The next There was no information on the very large-scale implementations. which leads me to think that either no one has been able to create a truly enterprise-wide Modern data stack (yet), or for one reason or another don’t see the reason to share how they got there. Oh, I have seen the broadcast conference talks, and been to a few in person. But these talks feature so heavily sanitised version of reality and serve more as advertisements, than actually learning points.
The comparison I want to draw is the scaling phase of the modern data platform as the middle child. the youngest/smallest/trial phase platform gets all the attention, with easy-to-understand documentation, and lots of third-party tutorials. The older, senior data platform is able to manage on its own and is rather fed up with the annoying youngsters, actually just wanting to do their thing. While in the middle are we left to fend for ourselves. Find the path fresh. Likely set to solve problems already solved. Make mistakes already made.
Why does it have to be that way? Why are vendors not more interested in helping scale the user base? Oh, they are happy to see consumption go up (they can bill more), but the actual building of needed structures and systems is always left to the customers. While they should have tons of useful material to draw upon from other customers.
Why am I sceptical of vendors? because I have been in talks with them. Sat down with them, and talked through what they have. And surprisingly often what they come up with is the end result of the older sibling, or rather more of the simplified younger sibling.

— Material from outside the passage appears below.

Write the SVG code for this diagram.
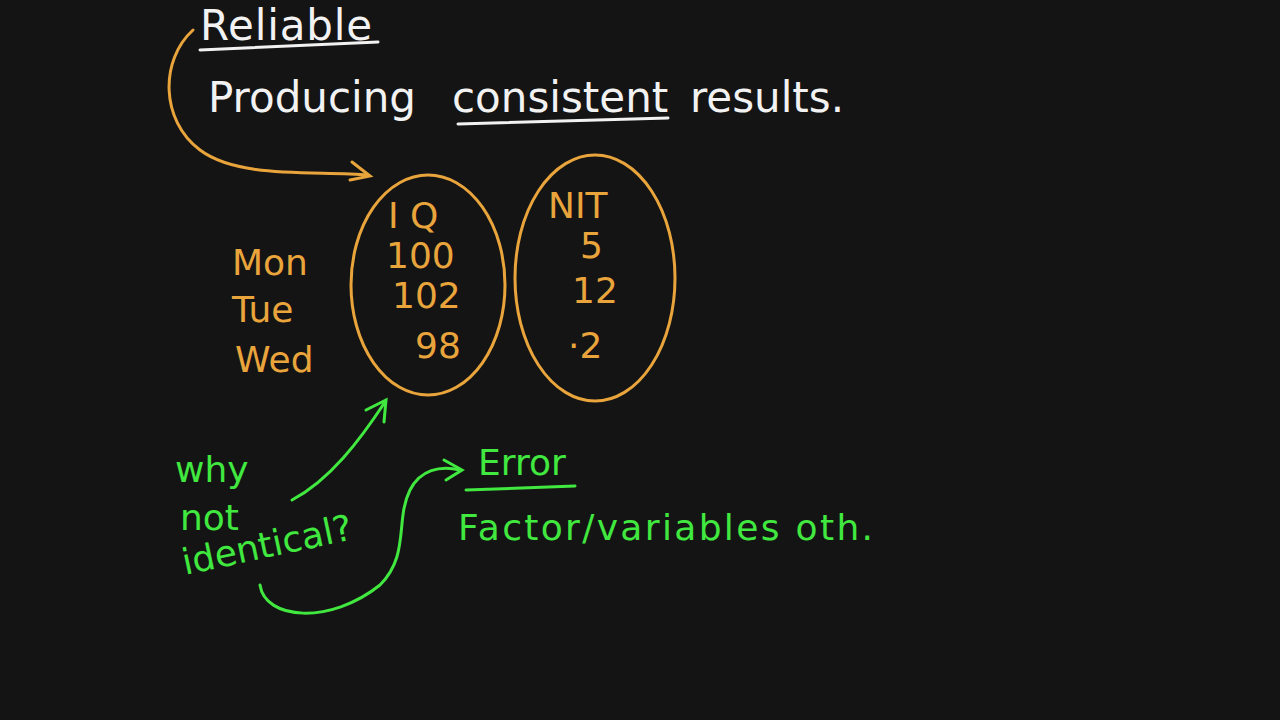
<svg xmlns="http://www.w3.org/2000/svg" width="1280" height="720" viewBox="0 0 1280 720">
<defs>
<style>
.w{fill:#f2f2f2;font-family:"DejaVu Sans",sans-serif;font-size:42px}
.o{fill:#e9a53c;font-family:"DejaVu Sans",sans-serif;font-size:36px}
.g{fill:#41e83f;font-family:"DejaVu Sans",sans-serif;font-size:36px}
.os{fill:none;stroke:#e9a53c;stroke-width:3;stroke-linecap:round}
.gs{fill:none;stroke:#41e83f;stroke-width:3;stroke-linecap:round}
.ws{fill:none;stroke:#f2f2f2;stroke-width:3;stroke-linecap:round}
</style>
</defs>
<rect width="1280" height="720" fill="#141414"/>
<g id="title">
<text class="w" x="200" y="40" font-size="38" textLength="172">Reliable</text>
<path class="ws" d="M200 50 L378 42"/>
<text class="w" x="208" y="112">Producing <tspan x="452">consistent</tspan> <tspan x="690">results.</tspan></text>
<path class="ws" d="M458 124 L668 118"/>
</g>
<g id="iq">
<ellipse class="os" cx="428" cy="285" rx="77" ry="110"/>
<text class="o" x="388" y="228" font-size="42">I Q</text>
<text class="o" x="386" y="268">100</text>
<text class="o" x="392" y="308">102</text>
<text class="o" x="415" y="358">98</text>
</g>
<g id="nit">
<ellipse class="os" cx="595" cy="278" rx="80" ry="123"/>
<text class="o" x="548" y="218" font-size="42">NIT</text>
<text class="o" x="580" y="258">5</text>
<text class="o" x="572" y="303">12</text>
<text class="o" x="568" y="358">·2</text>
</g>
<g id="days">
<text class="o" x="232" y="275">Mon</text>
<text class="o" x="232" y="322">Tue</text>
<text class="o" x="235" y="372">Wed</text>
</g>
<g id="notes">
<text class="g" x="175" y="482">why</text>
<text class="g" x="180" y="530">not</text>
<text class="g" x="185" y="575" transform="rotate(-12 185 575)">identical?</text>
<text class="g" x="478" y="475" font-size="40">Error</text>
<path class="gs" d="M466 490 L575 486"/>
<text class="g" x="458" y="540" textLength="415">Factor/variables oth.</text>
</g>
<g id="connectors">
<path class="os" d="M193 30 C160 60 160 120 200 150 C240 180 320 170 368 175"/>
<path class="os" d="M352 162 L370 176 L350 180"/>
<path class="gs" d="M292 500 C330 480 360 440 385 402"/>
<path class="gs" d="M366 410 L386 400 L384 422"/>
<path class="gs" d="M260 585 C265 620 330 625 380 585 C410 555 395 520 410 490 C420 470 440 465 460 470"/>
<path class="gs" d="M444 460 L462 470 L446 480"/>
</g>
</svg>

Let us all, here and now, acknowledge that this is hard. It won't be clean and nice. it never is. But like the annoying younger sibling, I hope for some attention from vendors and those who have completed the path to start providing more realistic descriptions of how to take the platform from small and simple, to a fully functioning enterprise data platform. And in the meantime, I will do my part and start talking about the awkward middle stages, and the solutions that are implemented in the current and previous scaling phase platforms.